As a workaround you could set your own HOST and USER (/owner) variables in the job environment by extracting them from the suite host environment with Jinja2 at start up. But be aware that orphaned running jobs will then end up with the wrong values (if it matters) if you restart the suite on another host (e.g. via self-migration from a condemned host) … something which the contact file method handles nicely.

(I guess we should put default values in the job environment in case users reference these variables, when the contact file is not found - which necessarily prevents a job from reporting it status, but it shouldn’t stop a job from running).

(And I guess we should also document that CYLC_SUITE_HOST and CYLC_SUITE_OWNER in job environments will - quite correctly - not have valid values if the parent suite daemon is no longer running at the moment the job starts up).

The init-script runs before hand:

Something running here? Or perhaps there’s a file system issue 1/50 times?

Yes, but that’s just the optional first piece of user-defined job scripting, it’s not the remote host init process that I was referring to (which creates the contact file on the job host).

Thanks for the fast reply!

First off, this is not an issue that’s critical to my suite. The only reason I use this particular Cylc environment variable at all is that I have debug levels internal to my suite; at the most detailed level, each task starts by dumping all the known Cylc- and suite-defined environment variables to a text file in the task work dir. So I’m only grabbing the value of that environment variable so that I can dump it, along with all the others; I don’t actually use it for anything else. If I were never able to solve this problem, I’d just remove the print() from the dump and remove the os.environ[] call. So there’s not really a need for a workaround.

The task in question does not run on a remote host – in fact, it’s not even running through PBS. It’s a script that fetches some data over the network. The suite wasn’t shutdown before execution (by me, anyway). It is a task that’s triggered by an external trigger (cycle point = wall clock time). When the suite starts, its initial cycle point is the next 15 minute mark. Upon startup, several other initialization/configuration tasks run. Typically they finish well before the 15 minute mark occurs; if so, the suite sits idle until that time. When those startup tasks are complete and the wall clock prerequisite is met, this task gets triggered.

OK, thanks for the additional info. The thick plottens… we’ll have think about how that could be possible (that the contact file is not found on the suite host, when a local task starts executing). Good news that you’re not using the variable for anything important at least. (It’s certainly not a useful variable in local jobs!).

This is very strange, because (on the suite host) the contact file is only written at start-up, and only removed at shut-down, but from your description the problem task job executes well between those two points.

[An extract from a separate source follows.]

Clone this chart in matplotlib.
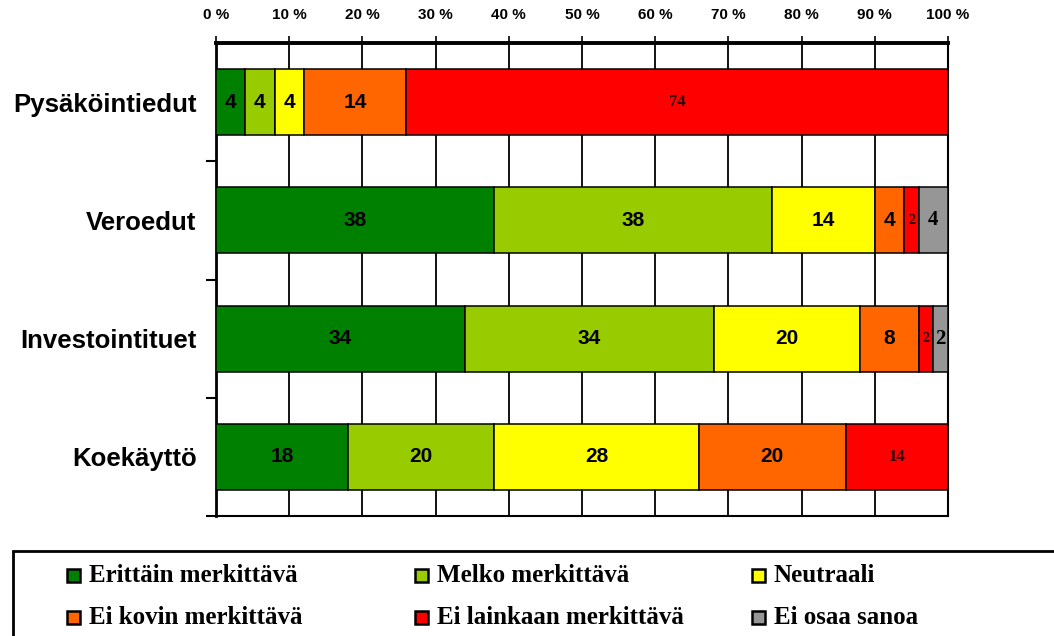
import matplotlib.pyplot as plt
import numpy as np
from matplotlib.patches import Rectangle
from matplotlib.ticker import FixedLocator

categories = ['Pysäköintiedut', 'Veroedut', 'Investointituet', 'Koekäyttö']
series = ['Erittäin merkittävä', 'Melko merkittävä', 'Neutraali',
          'Ei kovin merkittävä', 'Ei lainkaan merkittävä', 'Ei osaa sanoa']
erittain = [4, 38, 34, 18]
melko = [4, 38, 34, 20]
neutraali = [4, 14, 20, 28]
ei_kovin = [14, 4, 8, 20]
ei_lainkaan = [74, 2, 2, 14]
ei_osaa = [0, 4, 2, 0]
values = [erittain, melko, neutraali, ei_kovin, ei_lainkaan, ei_osaa]
colors = ['#008000', '#99CC00', '#FFFF00', '#FF6600', '#FF0000', '#969696']
xticks = [0, 10, 20, 30, 40, 50, 60, 70, 80, 90, 100]

fig = plt.figure(figsize=(10.54, 6.36), dpi=100)
ax = fig.add_axes([216/1054, 1-516/636, 732/1054, 473/636])

y = np.arange(len(categories))
left = np.zeros(len(categories))
for i, (name, vals, col) in enumerate(zip(series, values, colors)):
    vals = np.array(vals, dtype=float)
    bars = ax.barh(y, vals, left=left, height=0.56, color=col,
                   edgecolor='black', linewidth=1.1, zorder=3)
    for b, v in zip(bars, vals):
        if v <= 0:
            continue
        cx = b.get_x() + b.get_width()/2
        cy = b.get_y() + b.get_height()/2
        if i == 4:
            # red segment labels are in a small serif font
            fs = 12 if v > 5 else 10
            ax.text(cx, cy, f'{v:.0f}', ha='center', va='center', fontsize=fs,
                    family='Liberation Serif', fontweight='bold', color='#2a0000', zorder=4)
        elif i == 5:
            ax.text(cx, cy, f'{v:.0f}', ha='center', va='center', fontsize=15,
                    family='Liberation Serif', fontweight='bold', zorder=4)
        else:
            ax.text(cx, cy, f'{v:.0f}', ha='center', va='center', fontsize=15,
                    family='Liberation Sans', fontweight='bold', zorder=4)
    left += vals

ax.set_xlim(0, 100)
ax.set_ylim(3.5, -0.5)
ax.xaxis.tick_top()
ax.set_xticks(xticks)
ax.set_xticklabels([f'{t} %' for t in xticks], family='Liberation Sans',
                   fontweight='bold', fontsize=11)
ax.tick_params(axis='x', direction='out', length=5, width=1.2, pad=10, color='black')
ax.set_yticks(y)
ax.set_yticklabels(categories, family='Liberation Sans', fontweight='bold', fontsize=18.5)
ax.tick_params(axis='y', which='major', length=0, pad=14)
ax.yaxis.set_minor_locator(FixedLocator(np.arange(0.5, 3.6, 1)))
ax.tick_params(axis='y', which='minor', length=7, width=1.5)
ax.grid(axis='x', color='black', linewidth=1.3, zorder=0)
ax.set_axisbelow(True)
ax.spines['top'].set_linewidth(2.8)
ax.spines['left'].set_linewidth(2)
ax.spines['right'].set_linewidth(1.5)
ax.spines['bottom'].set_linewidth(1.5)

# legend box (runs off the figure edge)
fig.patches.append(Rectangle((13/1054, -0.1), 1.1, 1-551/636+0.1, transform=fig.transFigure,
                             fill=False, edgecolor='black', linewidth=2))
colx = [67, 415, 752]
rowy = [575, 617]
for k, (name, col) in enumerate(zip(series, colors)):
    r, c = divmod(k, 3)
    x0 = colx[c]/1054
    y0 = 1 - rowy[r]/636
    fig.patches.append(Rectangle((x0, y0 - 7/636), 13/1054, 13/636, transform=fig.transFigure,
                                 facecolor=col, edgecolor='black', linewidth=1.8))
    fig.text(x0 + 22/1054, y0, name, family='Liberation Serif', fontweight='bold',
             fontsize=18, va='center', ha='left')

fig.savefig('out.png', dpi=100)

@funkapus, in your Cylc job configuration, are you executing your environment-print script via the normal script or pre-script or post-script items, not - referring to @dwsutherland’s comment above - init-script which runs first thing in the job script, before the CYLC_ environment is exported. If you are using init-script it would fail every time though, not ~1/50 times, unless perhaps you background the process (init-script = print-env.py &) rather than running it serially (init-script = print-env.py)

Perhaps the problem is not directly related to Cylc? I doubt it’s some kind of filesystem issue because I think it’d turn up in some other way (it’s a busy system with several users). But if tasks communicate with the Cylc server via http/s by default (I haven’t changed any defaults on this machine), maybe it’s a symptom of some intermittent networking issue?

Unfortunately I nuked everything before realizing that the server log would be useful too.

One more question, can you clarify this statement:

but apparently unpredictably, the suite I’m developing fails during a run

“The suite fails” normally means the suite daemon aborted with an error (which would cause contact file deletion), but I’ve been assuming from the rest of your description that that did not happen. The only thing that failed was one of the jobs in the still-running suite. Is that right?